The v0 version store is Git.

Abstract state:

accepted_version_n
  -> sandbox_experiment_n+1
      -> candidate_commit_n+1
          -> accepted: promote to accepted_version_n+1
          -> rejected: keep failed ledger, roll back to accepted_version_n

Required version records:

  • accepted commit before the run
  • sandbox branch or worktree path
  • candidate commit
  • patch diff
  • decision
  • rollback target

Failed experiments are not erased. Their runtime effects are discarded, but their evidence remains in the ledger.

Sandbox Model

Every experiment runs in a sandbox created from the latest accepted version.

v0 sandbox requirements:

  • only repo-local file mutations are allowed
  • network access is disabled unless explicitly configured by the host
  • secrets are not mounted by default
  • production state is not mounted
  • evaluator runs from a clean checkout or clean worktree
  • promotion happens only through the governor

The sandbox is a boundary around observation, modification, and testing, not only around command execution.

Ledger Layout

Recommended filesystem layout:

evolution-ledger/
  goal.yaml
  accepted/
    current_commit.txt
  runs/
    0001/
      planner_input.json
      plan.json
      executor_input.json
      patch.diff
      candidate_commit.txt
      evaluator_input.json
      evaluation.json
      decision.json
      reflection.json
  failed/
    0001-summary.json

The ledger must be sufficient for an external auditor to reconstruct what happened without reading private chat state.

Goal Spec

Minimal goal fields:

name: token-ignition-review-evolution
objective: Improve evaluator accuracy while minimizing implementation complexity.
target_metrics:
  talent_detection_accuracy: maximize
  false_positive_rate: minimize
  false_negative_rate: minimize
  reproducibility_score: maximize
  complexity_score: minimize
constraints:
  only_modify_repo_files: true
  require_sandbox: true
  require_git_versioning: true
  max_iterations: 20
  max_wall_time_minutes: 60
acceptance:
  require_existing_tests_pass: true
  require_golden_set_non_regression: true
  require_audit_log: true

Promotion Rule

A candidate version can be promoted only if all hard constraints pass.

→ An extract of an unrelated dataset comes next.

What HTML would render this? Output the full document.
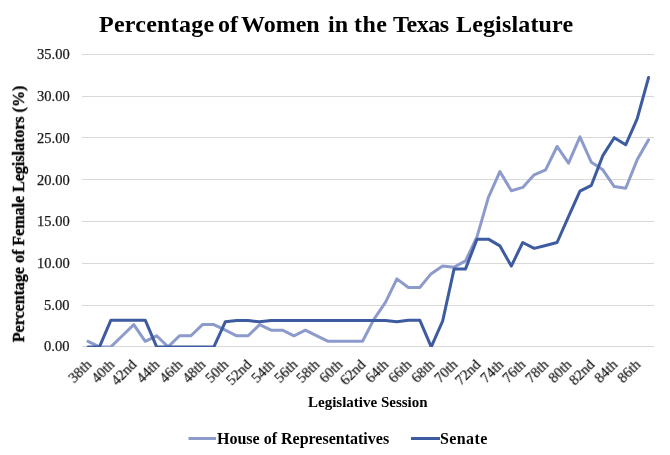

After hard constraints pass, the governor compares the candidate against the accepted baseline using the host's fitness function.

Example:

fitness =
  talent_detection_accuracy
  + reproducibility_score * 0.25
  - false_positive_rate * 0.5
  - false_negative_rate * 0.75
  - complexity_penalty * 0.2

The exact function is host-specific, but it must be declared before evaluation.

Reflection

Reflection is not proof. It is compressed learning for future planning.

A reflection should capture:

  • what changed
  • what improved
  • what regressed
  • why the governor accepted or rejected the candidate
  • what future planners should avoid
  • what follow-up experiment is suggested

Reflection must be linked to metrics and commits.

Minimal V0 Scope

The first implementation should support:

  • Git-backed versioning
  • local worktree sandbox
  • file-based ledger
  • three role prompts or adapters
  • deterministic governor
  • host-provided test commands
  • host-provided golden set
  • rollback by deleting or abandoning failed worktree branches

It should not support production deployments, database mutation, credentialed network actions, or hidden evaluator state in v0.